The chapters are organized into triplets under the themes class, the state, and everyday culture. In Search of Middle Indonesia is a collection of seven deep ethnographic studies of life in provincial towns, one orienting chapter by Ben White that locates the project in a broader, global scholarly lineage of studying class in provincial towns and rural areas, and an autobiographical piece by Cornelis Lay about growing up in Kupang.
My main critique pertains to the Indonesia-centrism of the volume as a whole. Most of the chapters contain solid ethnographic data and well-composed interpretations that provide a valuable and localized view of Indonesian democracy in the twenty-first century. However, more could have been done in the introduction to draw out the broader significance of these excellent case studies to the disciplines they touch on, such as human geography and political science. Barbara Harriss White’s studies of towns in India are mentioned as inspirational sources, but the content of her studies, and how Middle Indonesia extends her insights, is glossed over.
Ben White’s chapter, which falls immediately after the introduction, does much to draw the book out of an exclusive area studies focus. He links In Search of Middle Indonesia to a lineage of scholarship dating back to Lenin’s and Alexander Chayanov’s studies of pre-Bolshevik local government in the 1920s, and the studies of Middle America in the 1930s and 1940s by William Warner and Paul Lunt and Helen and Paul Lynd to situate the project’s focus on intermediate towns and classes in broader social science scholarship. White’s chapter is an entertaining read, and may have made better sense as a foreword.
Most of the ethnographies contained here, though, are drawn from lengthy studies and observation, and make for fascinating reading. Together, they provide a granular view of provincial life, democratic practice and class politics from a variety of angles.

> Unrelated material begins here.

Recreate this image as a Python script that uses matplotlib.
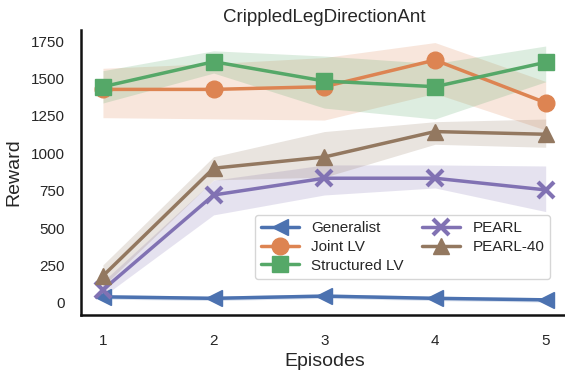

Nicolaas Warouw’s chapter is delightful. In it, he recounts instances of lower-class people in Cilegon and Pekalongan agitating to gain access to state resources. His piece depicts local elections as a safety valve for the venting and resolution of class-based frustrations and conflicts. Sylvia Tidey’s contribution on civil servants and ethnicity in Kupang vividly evokes how life in Kupang very much revolves around people’s jobs in the civil service. Joseph Errington’s chapter on the identity negotations involved in sustaining the Kupang version of Bahasa Indonesia provides a view of class and provincial identity through the prism of language use. Wenty Marina Minza spent a year in Pontianak in order to understand the life choices and trajectories of young people in that town. Amalinda Savirani chronicles developments in Pekalongan’s construction industry, and Noorhaidi Hasan’s chapter provides a gritty account of Islamic fashion and its role in democracy at the provincial level. Many of the chapters, then, are written by Indonesian scholars, and herein lies the value of this collection: it provides a view of contemporary society and democracy as it is seen by Indonesian people. Not many people will read this whole collection front to back, but those who do will be treated to the feeling that they are on an island-hopping adventure, where life and politics do not always revolve around what is happening in Jakarta.